As a growing number of organizations embrace FIDO-based security, there is some confusion about whether FIDO authentication is meant to replace federation protocols like SAML (Security Assertion Markup Language) and OpenID Connect (OIDC). But in fact FIDO can complement such authentication mechanisms, argues FIDO Enterprise Adoption Group Co-chair Salah Machani.
As Machani explains in a post on the FIDO Alliance website, the key difference between FIDO authentication and authentication based on federation protocols is that the former established trust between the user and an application provider, whereas the latter establishes trust between the user and a third party authentication authority, which also provides assurance to the application provider. Nevertheless, the two are compatible. In authentication with a federation protocol, the application provider could specifically request that the third-party authentication authority require FIDO-based authentication; and even in cases where authentication has already been conducted via federation protocol, an authentication provider can ask for a step-up in user authentication based on FIDO standards.

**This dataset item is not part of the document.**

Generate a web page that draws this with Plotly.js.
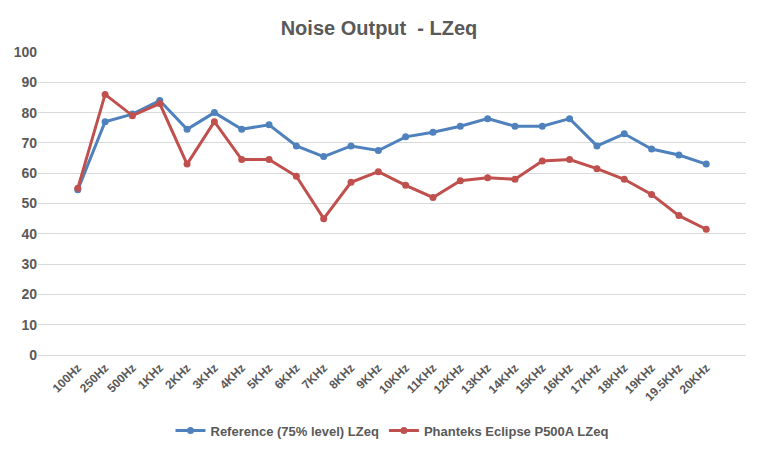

In other words, FIDO Alliance standards can be integrated into an existing federation protocol authentication process; they don’t conflict with such systems, and they aren’t incompatible with them.
Machani’s assertion may help to reassure numerous ISOs and other security administrators working in the many businesses that are now looking to FIDO standards to help them fight fraud, and to comply with new data security regulations such as the European Union’s incoming PSD2 and GDPR directives. And for those who are ready to dig deeper into how FIDO standards can be incorporated into their existing authentication infrastructures, the FIDO Alliance has issued a white paper that goes into greater detail.